[Begin DATA SUPPLIED]
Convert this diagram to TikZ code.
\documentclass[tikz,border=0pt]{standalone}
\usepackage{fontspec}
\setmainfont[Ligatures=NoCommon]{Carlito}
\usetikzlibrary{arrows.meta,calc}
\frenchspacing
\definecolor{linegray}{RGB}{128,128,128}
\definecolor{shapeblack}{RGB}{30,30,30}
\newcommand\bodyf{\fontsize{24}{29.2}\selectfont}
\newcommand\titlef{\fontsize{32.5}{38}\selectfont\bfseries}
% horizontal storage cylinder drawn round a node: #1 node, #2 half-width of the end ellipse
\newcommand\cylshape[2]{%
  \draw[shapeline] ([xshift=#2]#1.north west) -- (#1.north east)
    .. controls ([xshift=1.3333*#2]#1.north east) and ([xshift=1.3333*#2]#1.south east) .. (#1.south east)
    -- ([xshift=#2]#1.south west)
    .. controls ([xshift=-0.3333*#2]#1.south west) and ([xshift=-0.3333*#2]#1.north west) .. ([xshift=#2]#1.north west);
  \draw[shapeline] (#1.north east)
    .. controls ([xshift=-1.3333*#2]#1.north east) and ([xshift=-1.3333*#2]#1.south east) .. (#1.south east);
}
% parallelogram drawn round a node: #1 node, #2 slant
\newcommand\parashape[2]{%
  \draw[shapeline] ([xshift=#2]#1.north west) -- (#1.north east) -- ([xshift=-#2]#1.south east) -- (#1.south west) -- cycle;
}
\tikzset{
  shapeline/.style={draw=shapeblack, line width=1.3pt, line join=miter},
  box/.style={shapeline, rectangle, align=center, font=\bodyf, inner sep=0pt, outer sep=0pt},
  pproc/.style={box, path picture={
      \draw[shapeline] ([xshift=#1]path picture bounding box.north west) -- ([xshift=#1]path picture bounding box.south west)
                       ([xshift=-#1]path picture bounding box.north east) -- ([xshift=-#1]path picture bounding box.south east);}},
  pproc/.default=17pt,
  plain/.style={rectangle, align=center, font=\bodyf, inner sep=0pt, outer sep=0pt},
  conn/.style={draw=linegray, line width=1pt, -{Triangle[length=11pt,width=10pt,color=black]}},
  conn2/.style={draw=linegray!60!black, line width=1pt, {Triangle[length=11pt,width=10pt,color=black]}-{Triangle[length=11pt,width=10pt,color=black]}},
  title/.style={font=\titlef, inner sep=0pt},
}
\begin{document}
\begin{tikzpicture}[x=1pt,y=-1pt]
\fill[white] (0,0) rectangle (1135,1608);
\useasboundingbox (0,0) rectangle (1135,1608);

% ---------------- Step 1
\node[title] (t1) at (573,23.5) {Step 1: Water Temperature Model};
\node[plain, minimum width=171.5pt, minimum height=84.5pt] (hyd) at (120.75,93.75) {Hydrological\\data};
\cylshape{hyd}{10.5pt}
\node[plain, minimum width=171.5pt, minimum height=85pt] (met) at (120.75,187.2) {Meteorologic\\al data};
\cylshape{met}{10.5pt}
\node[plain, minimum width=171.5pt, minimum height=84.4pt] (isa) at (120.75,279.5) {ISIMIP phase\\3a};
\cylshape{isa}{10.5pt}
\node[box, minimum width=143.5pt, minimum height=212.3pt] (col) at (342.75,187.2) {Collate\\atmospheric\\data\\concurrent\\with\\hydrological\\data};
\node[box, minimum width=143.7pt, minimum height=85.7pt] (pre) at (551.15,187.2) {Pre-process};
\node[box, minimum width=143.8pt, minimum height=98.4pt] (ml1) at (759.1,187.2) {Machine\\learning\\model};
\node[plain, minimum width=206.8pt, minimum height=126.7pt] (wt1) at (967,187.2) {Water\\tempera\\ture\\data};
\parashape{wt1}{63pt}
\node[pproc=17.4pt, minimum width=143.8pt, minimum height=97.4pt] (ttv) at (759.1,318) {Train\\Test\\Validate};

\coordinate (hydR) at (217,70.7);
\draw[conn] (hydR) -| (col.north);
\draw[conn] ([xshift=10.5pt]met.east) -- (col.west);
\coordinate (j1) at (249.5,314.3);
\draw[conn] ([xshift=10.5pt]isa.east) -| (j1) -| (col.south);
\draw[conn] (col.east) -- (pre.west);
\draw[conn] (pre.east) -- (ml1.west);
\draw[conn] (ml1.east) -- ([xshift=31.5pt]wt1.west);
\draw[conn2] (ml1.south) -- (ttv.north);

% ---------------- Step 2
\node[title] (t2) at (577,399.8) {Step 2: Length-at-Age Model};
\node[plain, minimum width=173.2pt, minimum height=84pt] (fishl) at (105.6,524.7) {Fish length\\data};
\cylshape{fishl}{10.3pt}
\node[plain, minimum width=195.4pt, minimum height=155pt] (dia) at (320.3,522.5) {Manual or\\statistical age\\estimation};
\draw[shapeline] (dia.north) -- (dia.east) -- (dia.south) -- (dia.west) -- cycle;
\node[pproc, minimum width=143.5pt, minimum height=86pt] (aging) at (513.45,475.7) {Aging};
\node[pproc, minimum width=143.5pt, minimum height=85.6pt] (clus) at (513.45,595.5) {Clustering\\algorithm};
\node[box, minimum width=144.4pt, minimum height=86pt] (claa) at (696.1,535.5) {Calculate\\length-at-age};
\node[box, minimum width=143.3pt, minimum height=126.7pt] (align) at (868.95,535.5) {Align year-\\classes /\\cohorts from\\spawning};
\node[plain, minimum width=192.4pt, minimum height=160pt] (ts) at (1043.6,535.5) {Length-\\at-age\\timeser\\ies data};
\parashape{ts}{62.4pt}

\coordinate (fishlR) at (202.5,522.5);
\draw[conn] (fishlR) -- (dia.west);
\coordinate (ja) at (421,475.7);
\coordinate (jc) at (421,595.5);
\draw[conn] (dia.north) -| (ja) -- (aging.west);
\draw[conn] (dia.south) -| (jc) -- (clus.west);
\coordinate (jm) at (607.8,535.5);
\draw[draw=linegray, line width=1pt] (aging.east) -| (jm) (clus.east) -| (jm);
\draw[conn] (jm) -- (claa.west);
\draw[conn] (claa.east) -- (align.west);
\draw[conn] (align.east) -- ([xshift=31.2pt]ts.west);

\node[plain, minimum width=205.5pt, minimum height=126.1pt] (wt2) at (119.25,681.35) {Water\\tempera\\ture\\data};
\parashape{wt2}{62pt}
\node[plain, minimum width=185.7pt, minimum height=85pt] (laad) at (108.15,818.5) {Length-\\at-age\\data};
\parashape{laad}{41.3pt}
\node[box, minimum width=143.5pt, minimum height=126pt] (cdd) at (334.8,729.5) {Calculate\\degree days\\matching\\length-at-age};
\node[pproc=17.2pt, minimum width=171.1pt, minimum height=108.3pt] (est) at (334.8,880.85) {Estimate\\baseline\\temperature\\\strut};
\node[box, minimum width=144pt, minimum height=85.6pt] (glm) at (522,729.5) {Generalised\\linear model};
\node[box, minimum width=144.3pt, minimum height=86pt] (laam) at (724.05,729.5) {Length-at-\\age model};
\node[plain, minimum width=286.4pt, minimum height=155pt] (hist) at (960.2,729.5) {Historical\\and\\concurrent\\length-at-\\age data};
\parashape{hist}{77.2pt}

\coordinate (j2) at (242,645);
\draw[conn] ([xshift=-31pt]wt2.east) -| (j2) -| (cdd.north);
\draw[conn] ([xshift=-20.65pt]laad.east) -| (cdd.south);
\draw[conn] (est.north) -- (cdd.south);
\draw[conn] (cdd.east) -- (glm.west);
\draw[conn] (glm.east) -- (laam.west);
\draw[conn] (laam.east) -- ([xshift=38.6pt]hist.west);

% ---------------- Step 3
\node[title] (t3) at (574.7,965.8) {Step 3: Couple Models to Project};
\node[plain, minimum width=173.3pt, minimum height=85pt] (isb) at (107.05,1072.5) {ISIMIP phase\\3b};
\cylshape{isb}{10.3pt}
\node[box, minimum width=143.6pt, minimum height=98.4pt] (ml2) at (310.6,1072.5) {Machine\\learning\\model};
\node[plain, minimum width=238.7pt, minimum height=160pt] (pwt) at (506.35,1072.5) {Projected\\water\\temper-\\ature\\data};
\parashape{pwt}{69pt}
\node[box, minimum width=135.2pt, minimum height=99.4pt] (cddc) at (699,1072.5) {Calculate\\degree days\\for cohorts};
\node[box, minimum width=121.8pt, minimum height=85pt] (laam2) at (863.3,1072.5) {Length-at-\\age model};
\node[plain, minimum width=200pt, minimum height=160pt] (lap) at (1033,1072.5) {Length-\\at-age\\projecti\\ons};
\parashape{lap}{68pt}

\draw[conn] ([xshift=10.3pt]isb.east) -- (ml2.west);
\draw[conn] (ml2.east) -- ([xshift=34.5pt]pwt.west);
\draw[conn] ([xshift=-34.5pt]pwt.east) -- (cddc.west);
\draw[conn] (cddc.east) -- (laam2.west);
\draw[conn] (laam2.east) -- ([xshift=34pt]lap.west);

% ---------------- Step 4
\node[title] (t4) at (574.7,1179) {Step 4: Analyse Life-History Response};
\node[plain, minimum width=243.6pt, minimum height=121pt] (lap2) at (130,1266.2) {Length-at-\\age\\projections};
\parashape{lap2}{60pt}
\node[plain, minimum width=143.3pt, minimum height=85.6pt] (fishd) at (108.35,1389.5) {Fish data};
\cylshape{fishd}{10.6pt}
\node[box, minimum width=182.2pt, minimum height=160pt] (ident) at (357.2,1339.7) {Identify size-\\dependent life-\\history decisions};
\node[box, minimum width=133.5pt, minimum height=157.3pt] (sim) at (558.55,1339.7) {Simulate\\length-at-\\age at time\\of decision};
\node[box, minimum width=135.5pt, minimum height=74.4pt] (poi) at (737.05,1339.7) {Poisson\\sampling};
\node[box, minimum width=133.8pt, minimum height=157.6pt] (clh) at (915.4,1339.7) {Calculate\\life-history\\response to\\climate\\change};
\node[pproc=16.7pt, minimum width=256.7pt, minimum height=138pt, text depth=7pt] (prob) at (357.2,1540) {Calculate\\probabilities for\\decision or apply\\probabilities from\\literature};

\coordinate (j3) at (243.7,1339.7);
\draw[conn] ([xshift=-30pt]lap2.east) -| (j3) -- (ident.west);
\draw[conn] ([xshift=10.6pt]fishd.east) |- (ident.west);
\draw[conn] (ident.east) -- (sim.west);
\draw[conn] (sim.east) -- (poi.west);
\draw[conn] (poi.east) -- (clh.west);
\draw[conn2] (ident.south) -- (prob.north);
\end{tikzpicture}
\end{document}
[End DATA SUPPLIED]
[Begin DATA SUPPLIED]
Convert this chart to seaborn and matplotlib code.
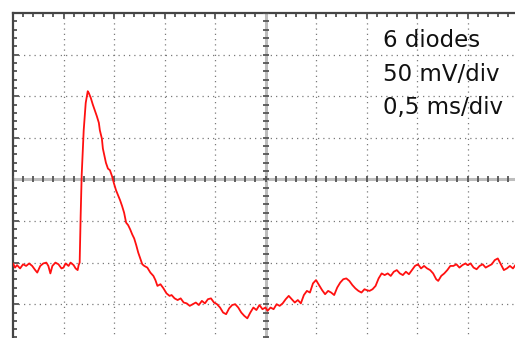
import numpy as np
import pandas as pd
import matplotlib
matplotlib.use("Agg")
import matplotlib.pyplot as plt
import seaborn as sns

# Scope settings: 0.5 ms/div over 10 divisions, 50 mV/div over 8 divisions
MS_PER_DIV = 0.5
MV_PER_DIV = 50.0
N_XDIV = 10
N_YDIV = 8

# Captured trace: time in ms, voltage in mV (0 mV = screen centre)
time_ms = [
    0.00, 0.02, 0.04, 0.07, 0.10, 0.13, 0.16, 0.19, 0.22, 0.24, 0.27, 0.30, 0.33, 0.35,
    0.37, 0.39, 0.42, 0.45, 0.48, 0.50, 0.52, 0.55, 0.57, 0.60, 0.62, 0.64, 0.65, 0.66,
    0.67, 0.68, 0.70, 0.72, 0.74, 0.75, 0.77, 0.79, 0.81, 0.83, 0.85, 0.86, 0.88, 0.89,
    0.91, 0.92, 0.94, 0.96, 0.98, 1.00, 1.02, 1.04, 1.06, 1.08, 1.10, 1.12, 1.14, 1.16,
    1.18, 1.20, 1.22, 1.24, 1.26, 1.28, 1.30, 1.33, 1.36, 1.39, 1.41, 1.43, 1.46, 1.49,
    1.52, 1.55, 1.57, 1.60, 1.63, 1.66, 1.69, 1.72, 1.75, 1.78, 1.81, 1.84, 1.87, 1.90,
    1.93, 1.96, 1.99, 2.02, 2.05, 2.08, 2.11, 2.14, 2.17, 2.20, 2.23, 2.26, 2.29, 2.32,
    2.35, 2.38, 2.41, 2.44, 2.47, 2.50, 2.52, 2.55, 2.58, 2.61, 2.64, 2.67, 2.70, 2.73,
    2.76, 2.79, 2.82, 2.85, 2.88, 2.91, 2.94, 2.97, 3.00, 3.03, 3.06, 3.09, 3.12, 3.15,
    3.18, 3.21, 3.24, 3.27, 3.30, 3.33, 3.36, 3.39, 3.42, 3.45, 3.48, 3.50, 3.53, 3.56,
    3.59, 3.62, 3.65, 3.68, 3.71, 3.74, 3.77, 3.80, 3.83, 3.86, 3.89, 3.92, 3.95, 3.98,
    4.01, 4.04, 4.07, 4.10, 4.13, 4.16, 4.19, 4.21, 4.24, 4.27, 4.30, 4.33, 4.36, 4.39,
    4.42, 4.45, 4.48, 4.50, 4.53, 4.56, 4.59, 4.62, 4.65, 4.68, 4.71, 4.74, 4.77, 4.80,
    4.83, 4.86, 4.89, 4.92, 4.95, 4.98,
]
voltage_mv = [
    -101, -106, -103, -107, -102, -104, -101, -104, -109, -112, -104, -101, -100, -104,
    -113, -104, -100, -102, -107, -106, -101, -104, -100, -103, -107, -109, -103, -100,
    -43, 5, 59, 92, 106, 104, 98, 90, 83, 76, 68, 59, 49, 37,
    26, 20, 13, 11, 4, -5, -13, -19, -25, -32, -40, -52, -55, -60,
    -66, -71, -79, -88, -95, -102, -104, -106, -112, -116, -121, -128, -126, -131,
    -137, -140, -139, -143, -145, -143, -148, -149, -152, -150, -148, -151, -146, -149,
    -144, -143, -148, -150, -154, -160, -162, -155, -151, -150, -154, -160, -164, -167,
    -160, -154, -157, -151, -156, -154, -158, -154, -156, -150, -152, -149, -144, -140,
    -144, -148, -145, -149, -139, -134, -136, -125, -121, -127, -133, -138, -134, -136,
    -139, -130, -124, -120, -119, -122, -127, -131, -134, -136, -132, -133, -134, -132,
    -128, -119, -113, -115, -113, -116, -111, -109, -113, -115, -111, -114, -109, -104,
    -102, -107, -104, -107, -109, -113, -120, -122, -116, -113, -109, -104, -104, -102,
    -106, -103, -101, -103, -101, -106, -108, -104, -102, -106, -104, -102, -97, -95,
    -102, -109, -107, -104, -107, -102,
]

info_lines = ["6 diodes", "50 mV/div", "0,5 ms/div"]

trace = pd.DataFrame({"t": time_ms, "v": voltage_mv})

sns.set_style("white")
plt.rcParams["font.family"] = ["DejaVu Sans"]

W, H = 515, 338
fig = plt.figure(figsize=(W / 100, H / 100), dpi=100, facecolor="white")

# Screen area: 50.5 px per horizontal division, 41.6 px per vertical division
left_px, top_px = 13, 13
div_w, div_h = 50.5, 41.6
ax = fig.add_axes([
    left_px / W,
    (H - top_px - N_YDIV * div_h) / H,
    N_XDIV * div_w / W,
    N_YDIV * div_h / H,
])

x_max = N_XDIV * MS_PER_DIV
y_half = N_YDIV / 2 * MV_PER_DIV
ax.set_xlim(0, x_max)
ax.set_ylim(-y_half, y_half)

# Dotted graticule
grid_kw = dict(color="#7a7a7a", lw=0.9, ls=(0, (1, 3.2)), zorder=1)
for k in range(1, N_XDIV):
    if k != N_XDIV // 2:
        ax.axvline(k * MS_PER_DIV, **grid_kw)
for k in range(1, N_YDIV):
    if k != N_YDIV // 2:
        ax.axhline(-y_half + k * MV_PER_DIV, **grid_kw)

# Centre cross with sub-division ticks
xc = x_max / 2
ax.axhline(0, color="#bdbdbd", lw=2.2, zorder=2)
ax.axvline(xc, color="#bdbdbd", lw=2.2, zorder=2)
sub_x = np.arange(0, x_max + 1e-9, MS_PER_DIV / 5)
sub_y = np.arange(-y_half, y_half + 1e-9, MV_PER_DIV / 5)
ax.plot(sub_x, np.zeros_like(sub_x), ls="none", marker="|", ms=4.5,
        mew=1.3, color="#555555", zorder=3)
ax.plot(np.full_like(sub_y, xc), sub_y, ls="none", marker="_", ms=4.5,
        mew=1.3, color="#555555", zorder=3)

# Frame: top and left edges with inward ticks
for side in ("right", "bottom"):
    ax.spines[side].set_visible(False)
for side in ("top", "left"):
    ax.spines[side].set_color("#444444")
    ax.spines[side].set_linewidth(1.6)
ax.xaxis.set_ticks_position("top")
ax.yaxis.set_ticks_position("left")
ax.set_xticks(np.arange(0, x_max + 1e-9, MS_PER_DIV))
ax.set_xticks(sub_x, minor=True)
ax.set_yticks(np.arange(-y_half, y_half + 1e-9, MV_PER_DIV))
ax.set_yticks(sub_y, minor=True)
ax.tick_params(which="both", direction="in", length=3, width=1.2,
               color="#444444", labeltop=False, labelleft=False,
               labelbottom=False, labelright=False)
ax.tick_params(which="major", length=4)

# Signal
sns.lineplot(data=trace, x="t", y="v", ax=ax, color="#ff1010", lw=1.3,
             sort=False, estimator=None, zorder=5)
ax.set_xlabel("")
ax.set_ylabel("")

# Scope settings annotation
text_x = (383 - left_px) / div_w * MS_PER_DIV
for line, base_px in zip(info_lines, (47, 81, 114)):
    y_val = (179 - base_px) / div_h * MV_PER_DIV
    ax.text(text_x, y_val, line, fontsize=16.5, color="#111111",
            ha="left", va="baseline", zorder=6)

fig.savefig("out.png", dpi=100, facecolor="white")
[End DATA SUPPLIED]
[Begin DATA SUPPLIED]
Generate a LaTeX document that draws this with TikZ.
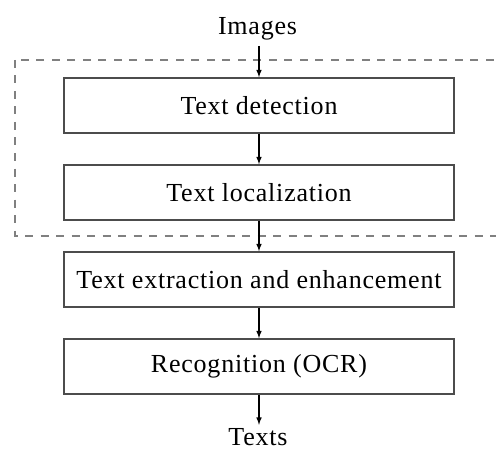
[End DATA SUPPLIED]
● **EXERCISE**
Quote the lines above exactly, starting with the one that has "Convert this chart" and ending with the one that has "import seaborn as sns"; drop the pictures and include nothing else.

● **ANSWER IN FULL**
Convert this chart to seaborn and matplotlib code.
import numpy as np
import pandas as pd
import matplotlib
matplotlib.use("Agg")
import matplotlib.pyplot as plt
import seaborn as sns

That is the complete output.